I snatched the freshly rolled spliff from behind his ear and tucked it behind mine. “She looks at me like I’m gonna fucking break… not like she used to. I’m the weak nigga, the one that can’t get it up to fuck her or stand up too fast without being dizzy.”

“You wanna know the one time you let you guard down and showed me you were struggling?”

“When?”

“When you put that gun to your head… that wasn’t just pain, you were under pressure.

You’ve spent so much time being the fixer and holding it down, and I honestly blame Pops for that.

I used to be so jealous of the position you were in, one I wanted to be in.

I didn’t know the amount of pressure and weight you carried on your shoulders. ”
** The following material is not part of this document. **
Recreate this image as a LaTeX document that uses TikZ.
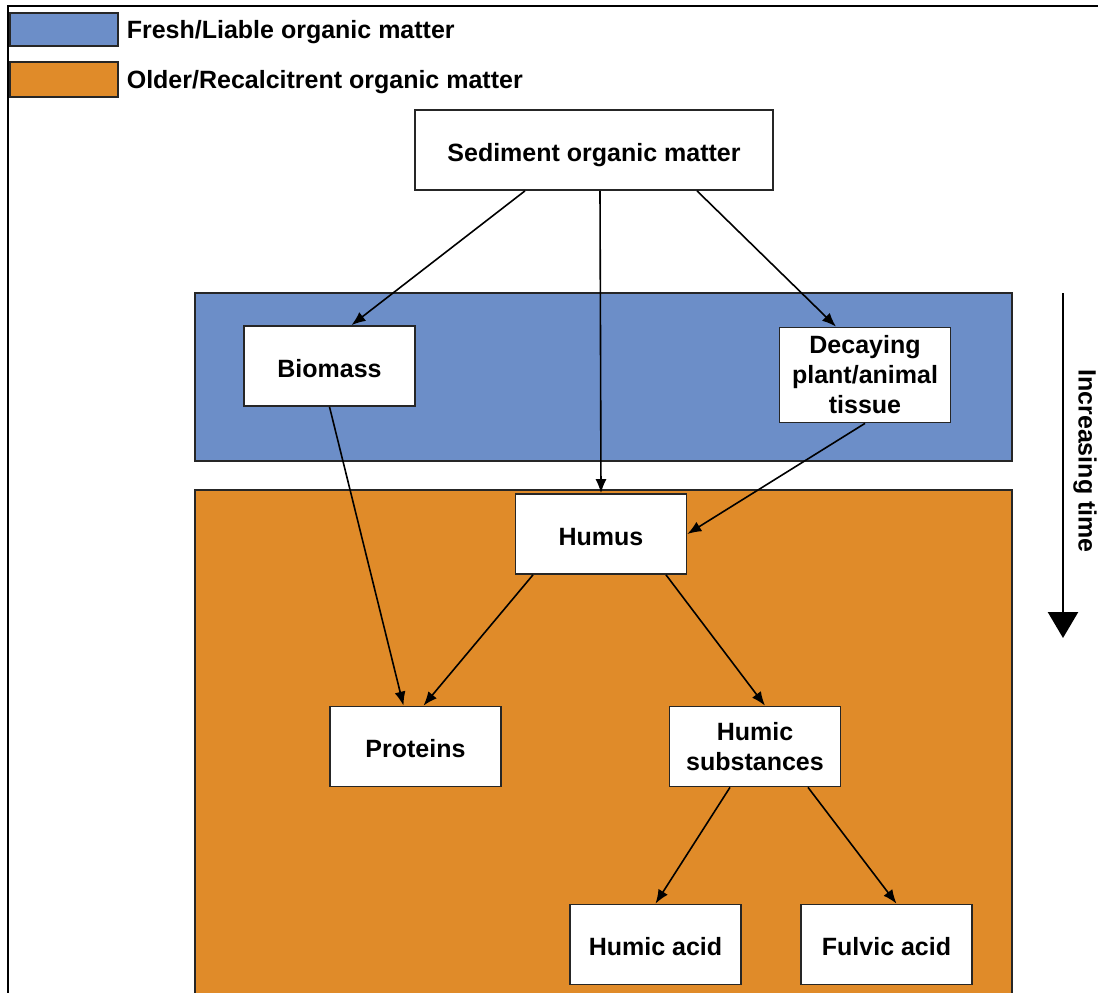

He sat on the stool, and looked over at me.

“You’ve been carrying so much for so long, none of us ever got to see you down. Never saw you break, because even when you hurt, you give yourself a few seconds, then throw that shield back up, and keep it moving like nothing bothers you.”

“Blaze.” I tried to push this conversation away.

“We’re gonna handle him, for what he did and what he took… that’s a given. This? This is the first time you’ve had to depend on someone. The first time you had to be saved.”

He allowed the silence to consume the space, as the words landed.

“Being real, you don’t like that the dynamic changed. That for once, you’re not the protector… she’s yours now, and that shit scares you.”

I couldn’t argue with him because he wasn’t wrong. Blair looked to me to save her, to be her safe space and things had turned. She was my protector and safe space, and I couldn’t accept that.

Tears fell down my cheeks as I intensely stared at my brother. “Why the fuck do I ruin shit that is good for me?”

“Get the fuck out your head… Rome wasn’t built in a day, Pop. You got back on your bike like it’s nothing… Nigga, we not expecting you to run a marathon.” He sighed. “Shit, it took me longer to get back on mine.”

There another person went with that Rome shit, and now it was on my list of places I never wanted to see, because I didn’t give a fuck.

“Don’t have to ruin this… marriages go through some shit… have you met our fucking parents?”

I laughed. “Appreciate it, Blaze.”

He held his hand out and pulled me into a hug. “Not about to make you ruin the best thing in your life… me and B locked in.”

“Think you like her better than me.”

“And do!” We both started laughing as I mushed him. “Nah forreal, I witnessed where she used to be, and she deserves the best in life. Like my Sug, told myself I wasn’t going to approach her until I knew I could give her everything.”

I snatched the cookie and took a bite while sending a text to my wife.

Me: Miss you, Anjo.

I kept calm when I saw she read the message. Blaze was going on about something, and ten minutes had passed, and she still hadn’t replied to my message.

She always replied quickly.

The floating bubbles finally appeared and disappeared, with no response. I couldn’t tell you what Blaze was talking about because I tuned out when he said that he and Cappadonna were going to make somebody a cake.

The message remained read and she never replied.

Heard you, my love.

“It takes a lot to build all that muscle back and you have accomplished that… more oats?” Augusta Mae spoke, as she loaded more oats on my plate.

Elijah called me every night and told me what was going on. Although they were only a quick walk over, I wanted to give her space. I didn’t want her to feel like shit was forced because she left.

Augusta Mae had asked him while we were on the phone what he wanted for breakfast, and I figured that was the best time to pop up on Mrs. Left me on read. She had a doctor’s appointment, and I would be damned if I didn’t show up.